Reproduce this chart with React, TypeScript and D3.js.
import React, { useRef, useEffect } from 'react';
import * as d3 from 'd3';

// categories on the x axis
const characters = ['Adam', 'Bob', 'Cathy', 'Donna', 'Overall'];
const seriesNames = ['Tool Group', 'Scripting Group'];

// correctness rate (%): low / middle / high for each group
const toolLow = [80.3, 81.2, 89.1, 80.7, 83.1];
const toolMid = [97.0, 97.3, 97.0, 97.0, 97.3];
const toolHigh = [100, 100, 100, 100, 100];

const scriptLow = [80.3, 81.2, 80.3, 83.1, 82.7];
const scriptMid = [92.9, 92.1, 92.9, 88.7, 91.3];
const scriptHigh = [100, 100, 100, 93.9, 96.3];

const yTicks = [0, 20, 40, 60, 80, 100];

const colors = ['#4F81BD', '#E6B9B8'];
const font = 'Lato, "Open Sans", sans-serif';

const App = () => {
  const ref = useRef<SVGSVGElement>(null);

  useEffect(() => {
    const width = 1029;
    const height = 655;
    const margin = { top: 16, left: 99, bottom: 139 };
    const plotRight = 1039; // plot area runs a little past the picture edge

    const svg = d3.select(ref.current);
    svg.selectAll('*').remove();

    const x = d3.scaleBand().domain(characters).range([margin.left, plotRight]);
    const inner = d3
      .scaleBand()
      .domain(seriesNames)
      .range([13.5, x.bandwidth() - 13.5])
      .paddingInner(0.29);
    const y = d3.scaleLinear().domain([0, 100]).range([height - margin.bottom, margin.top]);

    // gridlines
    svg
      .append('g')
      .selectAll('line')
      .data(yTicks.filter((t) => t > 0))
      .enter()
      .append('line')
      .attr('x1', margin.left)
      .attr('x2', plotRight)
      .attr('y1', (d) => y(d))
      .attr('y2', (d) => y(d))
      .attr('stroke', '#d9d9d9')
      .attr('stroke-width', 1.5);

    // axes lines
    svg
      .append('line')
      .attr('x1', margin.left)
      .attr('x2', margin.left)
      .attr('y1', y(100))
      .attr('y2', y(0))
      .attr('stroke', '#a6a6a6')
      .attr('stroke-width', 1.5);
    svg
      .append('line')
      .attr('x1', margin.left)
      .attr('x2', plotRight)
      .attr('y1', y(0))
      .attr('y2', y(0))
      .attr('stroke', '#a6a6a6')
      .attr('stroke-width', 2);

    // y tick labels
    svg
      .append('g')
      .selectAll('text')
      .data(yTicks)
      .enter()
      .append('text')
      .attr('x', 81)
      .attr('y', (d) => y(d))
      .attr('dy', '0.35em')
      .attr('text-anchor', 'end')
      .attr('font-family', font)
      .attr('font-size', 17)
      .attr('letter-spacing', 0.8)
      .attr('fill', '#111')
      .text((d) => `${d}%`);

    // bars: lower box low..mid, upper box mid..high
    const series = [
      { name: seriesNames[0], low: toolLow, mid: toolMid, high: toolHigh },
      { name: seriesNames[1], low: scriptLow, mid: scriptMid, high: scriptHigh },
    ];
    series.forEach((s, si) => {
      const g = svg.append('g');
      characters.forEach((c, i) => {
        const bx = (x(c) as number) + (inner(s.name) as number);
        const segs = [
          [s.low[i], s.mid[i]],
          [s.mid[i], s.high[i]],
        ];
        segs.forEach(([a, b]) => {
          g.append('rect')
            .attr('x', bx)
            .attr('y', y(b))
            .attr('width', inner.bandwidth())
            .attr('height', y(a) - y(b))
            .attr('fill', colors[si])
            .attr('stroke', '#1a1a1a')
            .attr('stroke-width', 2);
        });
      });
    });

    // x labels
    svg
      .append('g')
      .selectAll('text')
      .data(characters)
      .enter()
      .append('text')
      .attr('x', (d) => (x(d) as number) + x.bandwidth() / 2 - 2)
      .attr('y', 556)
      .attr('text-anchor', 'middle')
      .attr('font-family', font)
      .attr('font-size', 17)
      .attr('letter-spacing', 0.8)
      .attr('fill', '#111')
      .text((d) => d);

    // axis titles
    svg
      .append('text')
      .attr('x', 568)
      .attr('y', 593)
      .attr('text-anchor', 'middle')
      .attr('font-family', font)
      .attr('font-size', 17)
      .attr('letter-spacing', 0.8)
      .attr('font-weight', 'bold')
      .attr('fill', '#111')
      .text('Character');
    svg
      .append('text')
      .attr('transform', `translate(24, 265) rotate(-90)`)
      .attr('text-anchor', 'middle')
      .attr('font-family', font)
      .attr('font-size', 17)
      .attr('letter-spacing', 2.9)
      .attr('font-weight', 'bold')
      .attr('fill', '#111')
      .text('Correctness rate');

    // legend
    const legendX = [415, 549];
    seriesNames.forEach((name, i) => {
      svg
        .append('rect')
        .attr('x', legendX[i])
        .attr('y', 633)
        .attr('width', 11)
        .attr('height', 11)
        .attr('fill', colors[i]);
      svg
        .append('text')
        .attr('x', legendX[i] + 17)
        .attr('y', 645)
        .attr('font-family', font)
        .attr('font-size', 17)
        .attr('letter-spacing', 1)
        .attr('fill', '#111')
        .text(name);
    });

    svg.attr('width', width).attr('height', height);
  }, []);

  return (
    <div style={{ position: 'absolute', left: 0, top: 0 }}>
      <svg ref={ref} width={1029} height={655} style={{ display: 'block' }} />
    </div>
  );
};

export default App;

• Stated problem
Repeat the listing above without any change.

• The response
Reproduce this chart with React, TypeScript and D3.js.
import React, { useRef, useEffect } from 'react';
import * as d3 from 'd3';

// categories on the x axis
const characters = ['Adam', 'Bob', 'Cathy', 'Donna', 'Overall'];
const seriesNames = ['Tool Group', 'Scripting Group'];

// correctness rate (%): low / middle / high for each group
const toolLow = [80.3, 81.2, 89.1, 80.7, 83.1];
const toolMid = [97.0, 97.3, 97.0, 97.0, 97.3];
const toolHigh = [100, 100, 100, 100, 100];

const scriptLow = [80.3, 81.2, 80.3, 83.1, 82.7];
const scriptMid = [92.9, 92.1, 92.9, 88.7, 91.3];
const scriptHigh = [100, 100, 100, 93.9, 96.3];

const yTicks = [0, 20, 40, 60, 80, 100];

const colors = ['#4F81BD', '#E6B9B8'];
const font = 'Lato, "Open Sans", sans-serif';

const App = () => {
  const ref = useRef<SVGSVGElement>(null);

  useEffect(() => {
    const width = 1029;
    const height = 655;
    const margin = { top: 16, left: 99, bottom: 139 };
    const plotRight = 1039; // plot area runs a little past the picture edge

    const svg = d3.select(ref.current);
    svg.selectAll('*').remove();

    const x = d3.scaleBand().domain(characters).range([margin.left, plotRight]);
    const inner = d3
      .scaleBand()
      .domain(seriesNames)
      .range([13.5, x.bandwidth() - 13.5])
      .paddingInner(0.29);
    const y = d3.scaleLinear().domain([0, 100]).range([height - margin.bottom, margin.top]);

    // gridlines
    svg
      .append('g')
      .selectAll('line')
      .data(yTicks.filter((t) => t > 0))
      .enter()
      .append('line')
      .attr('x1', margin.left)
      .attr('x2', plotRight)
      .attr('y1', (d) => y(d))
      .attr('y2', (d) => y(d))
      .attr('stroke', '#d9d9d9')
      .attr('stroke-width', 1.5);

    // axes lines
    svg
      .append('line')
      .attr('x1', margin.left)
      .attr('x2', margin.left)
      .attr('y1', y(100))
      .attr('y2', y(0))
      .attr('stroke', '#a6a6a6')
      .attr('stroke-width', 1.5);
    svg
      .append('line')
      .attr('x1', margin.left)
      .attr('x2', plotRight)
      .attr('y1', y(0))
      .attr('y2', y(0))
      .attr('stroke', '#a6a6a6')
      .attr('stroke-width', 2);

    // y tick labels
    svg
      .append('g')
      .selectAll('text')
      .data(yTicks)
      .enter()
      .append('text')
      .attr('x', 81)
      .attr('y', (d) => y(d))
      .attr('dy', '0.35em')
      .attr('text-anchor', 'end')
      .attr('font-family', font)
      .attr('font-size', 17)
      .attr('letter-spacing', 0.8)
      .attr('fill', '#111')
      .text((d) => `${d}%`);

    // bars: lower box low..mid, upper box mid..high
    const series = [
      { name: seriesNames[0], low: toolLow, mid: toolMid, high: toolHigh },
      { name: seriesNames[1], low: scriptLow, mid: scriptMid, high: scriptHigh },
    ];
    series.forEach((s, si) => {
      const g = svg.append('g');
      characters.forEach((c, i) => {
        const bx = (x(c) as number) + (inner(s.name) as number);
        const segs = [
          [s.low[i], s.mid[i]],
          [s.mid[i], s.high[i]],
        ];
        segs.forEach(([a, b]) => {
          g.append('rect')
            .attr('x', bx)
            .attr('y', y(b))
            .attr('width', inner.bandwidth())
            .attr('height', y(a) - y(b))
            .attr('fill', colors[si])
            .attr('stroke', '#1a1a1a')
            .attr('stroke-width', 2);
        });
      });
    });

    // x labels
    svg
      .append('g')
      .selectAll('text')
      .data(characters)
      .enter()
      .append('text')
      .attr('x', (d) => (x(d) as number) + x.bandwidth() / 2 - 2)
      .attr('y', 556)
      .attr('text-anchor', 'middle')
      .attr('font-family', font)
      .attr('font-size', 17)
      .attr('letter-spacing', 0.8)
      .attr('fill', '#111')
      .text((d) => d);

    // axis titles
    svg
      .append('text')
      .attr('x', 568)
      .attr('y', 593)
      .attr('text-anchor', 'middle')
      .attr('font-family', font)
      .attr('font-size', 17)
      .attr('letter-spacing', 0.8)
      .attr('font-weight', 'bold')
      .attr('fill', '#111')
      .text('Character');
    svg
      .append('text')
      .attr('transform', `translate(24, 265) rotate(-90)`)
      .attr('text-anchor', 'middle')
      .attr('font-family', font)
      .attr('font-size', 17)
      .attr('letter-spacing', 2.9)
      .attr('font-weight', 'bold')
      .attr('fill', '#111')
      .text('Correctness rate');

    // legend
    const legendX = [415, 549];
    seriesNames.forEach((name, i) => {
      svg
        .append('rect')
        .attr('x', legendX[i])
        .attr('y', 633)
        .attr('width', 11)
        .attr('height', 11)
        .attr('fill', colors[i]);
      svg
        .append('text')
        .attr('x', legendX[i] + 17)
        .attr('y', 645)
        .attr('font-family', font)
        .attr('font-size', 17)
        .attr('letter-spacing', 1)
        .attr('fill', '#111')
        .text(name);
    });

    svg.attr('width', width).attr('height', height);
  }, []);

  return (
    <div style={{ position: 'absolute', left: 0, top: 0 }}>
      <svg ref={ref} width={1029} height={655} style={{ display: 'block' }} />
    </div>
  );
};

export default App;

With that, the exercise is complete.